Having opted for a loan move to San Siro for a fresh start after his woes at Manchester United, Sanchez found little joy even under Conte, a long-time admirer of the Chile forward's undeniable ability.
A single goal all the way back in September against Sampdoria and two assists were his sole contributions to Inter's efforts when the season halted in March, while the ex-Chelsea boss had entrusted him with just two Serie A starts in the first three months of 2020.
With Romelu Lukaku and Lautaro Martinez leading the way up front there appeared little prospect of Sanchez making his presence felt, and few other suitors on the horizon should the Nerazzurri follow United in writing him off.
But there is a reason the forward has long been considered among the game's elite, and he has demonstrated as much over the last few weeks in a remarkable rebirth.
To date, Inter have scored 26 goals between Serie A and the Coppa Italia since the 2019-20 campaign resumed, and no fewer than nine of those have had Sanchez at their heart, with the ex-Arsenal star contributing two strikes and seven assists.
That run of form has led Conte to give him a progressively more important role in the team, and he went within a whisker of notching again on Wednesday when his effort rattled Fiorentina goalkeeper Pietro Terraccino's right-hand post.
The hosts were held 0-0 on a familiarly frustrating evening, but their prime objective, qualifying for the Champions League, is already secured presuming both Napoli and Roma do not end the campaign with European trophies; and despite flirting with a title challenge against Juventus earlier in the season, a place in the top four will likely leave Inter largely happy with a job completed to satisfaction.
The story might have been a different one, though, were it not for Sanchez, who came through with match-winning performances to down Brescia, Torino and SPAL, and in doing so made Inter's task altogether more comfortable.
Sanchez's recent joys have been in stark contrast – and indeed largely thanks to – the frustrations suffered by Lautaro.
But Lautaro has seen the goals dry up in recent weeks, netting just twice since June and missing a crucial penalty against Bologna in a game his side went on to lose.
Whether his rotten run is just a case of a young forward trying too hard – after all, the ex-Racing Club star only celebrates his 23rd birthday in August – or whether his head was turned by the incessant Barca interest, Lautaro's downturn gave his South American colleague the opportunity to shine, a chance Sanchez has grabbed with both hands.
“We signed Alexis because of his quality.
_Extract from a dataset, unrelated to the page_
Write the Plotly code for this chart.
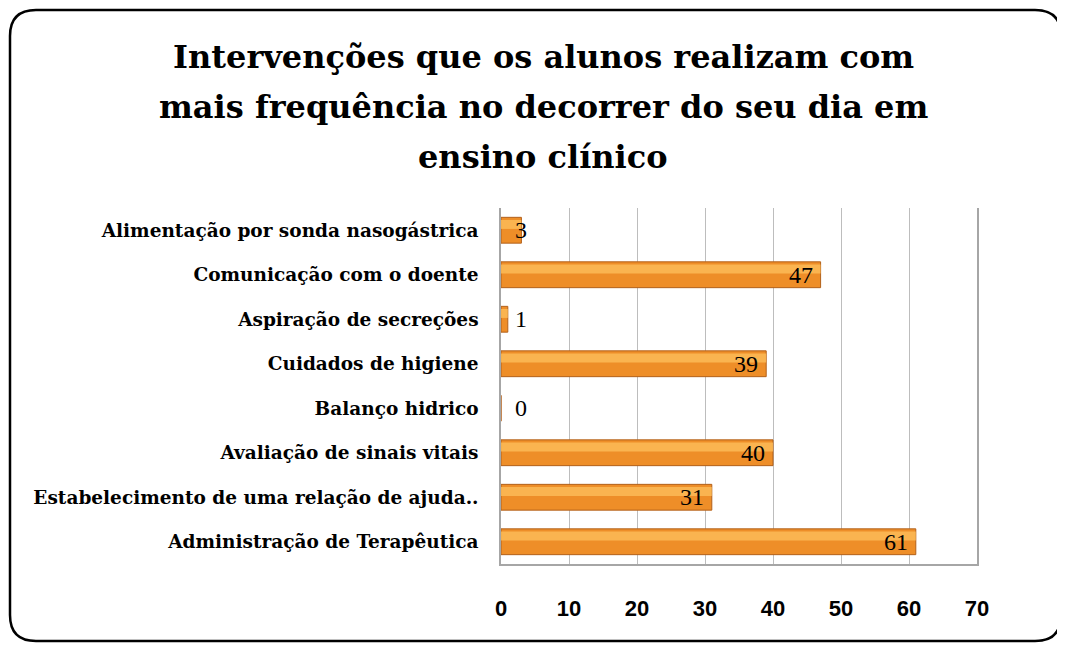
import plotly.graph_objects as go

categories = [
    "Administração de Terapêutica",
    "Estabelecimento de uma relação de ajuda..",
    "Avaliação de sinais vitais",
    "Balanço hidrico",
    "Cuidados de higiene",
    "Aspiração de secreções",
    "Comunicação com o doente",
    "Alimentação por sonda nasogástrica",
]
values = [61, 31, 40, 0, 39, 1, 47, 3]
x_ticks = [0, 10, 20, 30, 40, 50, 60, 70]
title_lines = [
    "Intervenções que os alunos realizam com",
    "mais frequência no decorrer do seu dia em",
    "ensino clínico",
]

W, H = 1065, 645
OFF = 8  # page body margin offset
ML, MT = 501 - OFF, 208 - OFF
MR = W - (977 - OFF)
MB = H - (564 - OFF)
pw, ph = W - ML - MR, H - MT - MB


def px(x):
    return (x - OFF - ML) / pw


def py(y):
    return (H - MB - (y - OFF)) / ph


fig = go.Figure()
fig.add_trace(go.Bar(
    y=categories, x=values, orientation="h",
    marker=dict(color="#EE8E28", line=dict(color="#B2601A", width=1)),
    width=0.58, hoverinfo="x+y",
))
# highlight strip
fig.add_trace(go.Bar(
    y=categories, x=values, orientation="h",
    marker=dict(color="rgba(253,190,90,0.8)", line=dict(width=0)),
    width=0.2, offset=0.03, hoverinfo="skip",
))

annotations = []
lab_font = dict(family="Liberation Serif", size=24, color="black")
for c, v in zip(categories, values):
    if v >= 5:
        annotations.append(dict(x=v, y=c, xref="x", yref="y", text=str(v),
                                showarrow=False, xanchor="right", xshift=-6,
                                font=lab_font))
    else:
        annotations.append(dict(x=3, y=c, xref="x", yref="y", text=str(v),
                                showarrow=False, xanchor="center",
                                font=lab_font))

for i, t in enumerate(title_lines):
    annotations.append(dict(x=px(543), y=py(57 + 50 * i), xref="paper", yref="paper",
                            text="<b>" + t + "</b>", showarrow=False,
                            xanchor="center", yanchor="middle",
                            font=dict(family="DejaVu Serif", size=32, color="black")))

L, R, T, B = 10, 1061, 10, 641
r = 26
path = (
    f"M {px(L+r)},{py(T)} L {px(R-r)},{py(T)} Q {px(R)},{py(T)} {px(R)},{py(T+r)} "
    f"L {px(R)},{py(B-r)} Q {px(R)},{py(B)} {px(R-r)},{py(B)} "
    f"L {px(L+r)},{py(B)} Q {px(L)},{py(B)} {px(L)},{py(B-r)} "
    f"L {px(L)},{py(T+r)} Q {px(L)},{py(T)} {px(L+r)},{py(T)} Z"
)

fig.update_layout(
    width=W, height=H,
    margin=dict(l=ML, r=MR, t=MT, b=MB),
    paper_bgcolor="white", plot_bgcolor="white",
    showlegend=False, barmode="overlay",
    annotations=annotations,
    shapes=[dict(type="path", path=path, xref="paper", yref="paper",
                 line=dict(color="black", width=2.5), layer="above")],
    xaxis=dict(range=[0, 70], tickvals=x_ticks, ticktext=[str(t) for t in x_ticks],
               showgrid=True, gridcolor="#BDBDBD", gridwidth=1,
               showline=True, linecolor="#A6A6A6", linewidth=1.5,
               zeroline=False, ticks="", ticklabelstandoff=24,
               tickfont=dict(family="Liberation Sans", size=22, color="black", weight="bold"),
               fixedrange=True),
    yaxis=dict(categoryorder="array", categoryarray=categories,
               showline=True, mirror=True, linecolor="#A6A6A6", linewidth=1.5,
               showgrid=False, ticks="", ticklabelstandoff=17,
               tickfont=dict(family="DejaVu Serif", size=18.5, color="black", weight="bold"),
               fixedrange=True),
)

fig.write_html("out.html")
Sadly we lost him as an option for a long time,” Conte told reporters following the Chilean's star turn against Brescia at the start of July. “Now he is starting to look good, even if he is still not the Sanchez I liked so much in England.
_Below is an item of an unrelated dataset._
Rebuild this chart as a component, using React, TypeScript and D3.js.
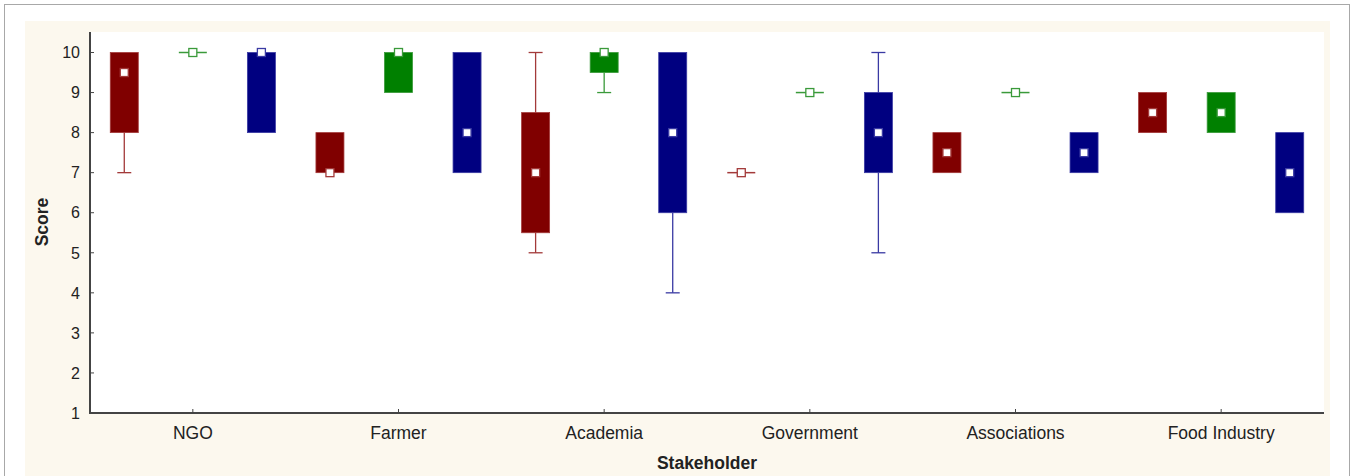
import * as d3 from "d3";

const categories = ["NGO", "Farmer", "Academia", "Government", "Associations", "Food Industry"];
const yTicks = [1, 2, 3, 4, 5, 6, 7, 8, 9, 10];

const redMedian = [9.5, 7, 7, 7, 7.5, 8.5];
const redQ1 = [8, 7, 5.5, 7, 7, 8];
const redQ3 = [10, 8, 8.5, 7, 8, 9];
const redMin = [7, 7, 5, 7, 7, 8];
const redMax = [10, 8, 10, 7, 8, 9];

const greenMedian = [10, 10, 10, 9, 9, 8.5];
const greenQ1 = [10, 9, 9.5, 9, 9, 8];
const greenQ3 = [10, 10, 10, 9, 9, 9];
const greenMin = [10, 9, 9, 9, 9, 8];
const greenMax = [10, 10, 10, 9, 9, 9];

const blueMedian = [10, 8, 8, 8, 7.5, 7];
const blueQ1 = [8, 7, 6, 7, 7, 6];
const blueQ3 = [10, 10, 10, 9, 8, 8];
const blueMin = [8, 7, 4, 5, 7, 6];
const blueMax = [10, 10, 10, 10, 8, 8];

const seriesList = [
  { key: "red", fill: "#800000", line: "#a33a3a", median: redMedian, q1: redQ1, q3: redQ3, min: redMin, max: redMax },
  { key: "green", fill: "#008000", line: "#3a9a3a", median: greenMedian, q1: greenQ1, q3: greenQ3, min: greenMin, max: greenMax },
  { key: "blue", fill: "#000080", line: "#3a3aa3", median: blueMedian, q1: blueQ1, q3: blueQ3, min: blueMin, max: blueMax },
];

const W = 1352;
const H = 476;
const PLOT = { left: 90, right: 1324, top: 32, bottom: 413 };
const BOX_W = 28;
const CAP_W = 14;
const MARK = 8;
const FONT = "'Liberation Sans', Arial, sans-serif";

export default function App() {
  const x = d3.scaleBand().domain(categories).range([PLOT.left, PLOT.right]);
  const sub = d3
    .scaleBand()
    .domain(seriesList.map((s) => s.key))
    .range([0, x.bandwidth()]);
  const y = d3.scaleLinear().domain([1, 10]).range([PLOT.bottom, 52.5]);

  return (
    <svg
      width={W}
      height={H}
      style={{ position: "absolute", left: 0, top: 0, fontFamily: FONT }}
    >
      <rect x={0} y={0} width={W} height={H} fill="#fff" />
      <rect x={4.5} y={4.5} width={1345} height={H} fill="#fff" stroke="#a8a8a8" />
      <rect x={25} y={21} width={1305} height={H} fill="#fcf8ee" />
      <rect x={PLOT.left} y={PLOT.top} width={PLOT.right - PLOT.left} height={PLOT.bottom - PLOT.top} fill="#fff" />

      {/* boxes */}
      {seriesList.map((s) =>
        categories.map((c, i) => {
          const cx = (x(c) ?? 0) + (sub(s.key) ?? 0) + sub.bandwidth() / 2;
          const top = y(s.q3[i]);
          const bot = y(s.q1[i]);
          const my = y(s.median[i]);
          return (
            <g key={s.key + c}>
              {s.max[i] > s.q3[i] && (
                <g stroke={s.line} strokeWidth={1.3}>
                  <line x1={cx} x2={cx} y1={y(s.max[i])} y2={top} />
                  <line x1={cx - CAP_W / 2} x2={cx + CAP_W / 2} y1={y(s.max[i])} y2={y(s.max[i])} />
                </g>
              )}
              {s.min[i] < s.q1[i] && (
                <g stroke={s.line} strokeWidth={1.3}>
                  <line x1={cx} x2={cx} y1={bot} y2={y(s.min[i])} />
                  <line x1={cx - CAP_W / 2} x2={cx + CAP_W / 2} y1={y(s.min[i])} y2={y(s.min[i])} />
                </g>
              )}
              {bot - top > 0 ? (
                <rect
                  x={cx - BOX_W / 2}
                  y={top}
                  width={BOX_W}
                  height={bot - top}
                  fill={s.fill}
                  stroke={s.line}
                  strokeWidth={0.8}
                />
              ) : (
                <line x1={cx - BOX_W / 2} x2={cx + BOX_W / 2} y1={top} y2={top} stroke={s.line} strokeWidth={1.5} />
              )}
              <rect
                x={cx - MARK / 2}
                y={my - MARK / 2}
                width={MARK}
                height={MARK}
                fill="#fff"
                stroke={s.line}
                strokeWidth={1.3}
              />
            </g>
          );
        })
      )}

      {/* axes */}
      <g stroke="#444" strokeWidth={2} fill="none">
        <line x1={PLOT.left} x2={PLOT.left} y1={PLOT.top} y2={PLOT.bottom + 1} />
        <line x1={PLOT.left - 1} x2={PLOT.right} y1={PLOT.bottom} y2={PLOT.bottom} />
      </g>
      {yTicks.map((t) => (
        <g key={t}>
          <line x1={PLOT.left} x2={PLOT.left + 4} y1={y(t)} y2={y(t)} stroke="#444" strokeWidth={1} />
          <text x={80} y={y(t)} dy="0.36em" textAnchor="end" fontSize={16} fill="#222">
            {t}
          </text>
        </g>
      ))}
      {categories.map((c) => {
        const cx = (x(c) ?? 0) + x.bandwidth() / 2;
        return (
          <g key={c}>
            <line x1={cx} x2={cx} y1={PLOT.bottom} y2={PLOT.bottom - 4} stroke="#444" strokeWidth={1} />
            <text x={cx} y={439} textAnchor="middle" fontSize={17.5} fill="#222">
              {c}
            </text>
          </g>
        );
      })}

      <text
        transform={`translate(48,222) rotate(-90)`}
        textAnchor="middle"
        fontSize={17.5}
        fontWeight="bold"
        fill="#222"
      >
        Score
      </text>
      <text x={(PLOT.left + PLOT.right) / 2} y={469} textAnchor="middle" fontSize={17.5} fontWeight="bold" fill="#222">
        Stakeholder
      </text>
    </svg>
  );
}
“I can say that he is on the right track.”
Having laboured for so long to recover his best form, it is safe to say that both Sanchez and Inter will be taking this welcome run of goals and assists one step at a time.
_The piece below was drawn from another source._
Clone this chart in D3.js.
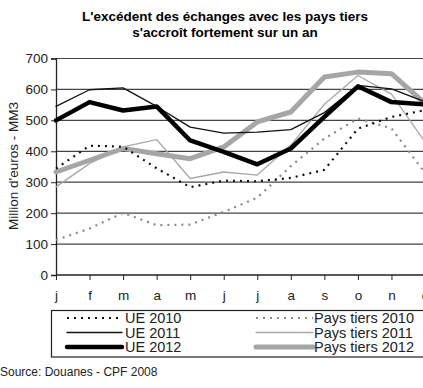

From there, and even if Inter retain Lautaro's services for 2020-21, all indications suggest that the Italians will look to retain Sanchez, with director Giuseppe Marotta expressing the club's satisfaction at his recent performances and revealing he is planning talks with United.
That move might take the form of an extension on the player's loan or even, as Goal revealed in July, a permanent, cut-price €20 million (£18m/$22m) purchase that, with United desperate to off-load Sanchez's hefty wages, would not be unwelcome around the halls of power at Old Trafford even if it represents a huge loss on their original outlay in January 2018.
As Conte admitted, the 31-year-old has not yet reached his mercurial best at San Siro; but he has proven that given playing time and confidence he still has the quality to make the difference and win games at the top level.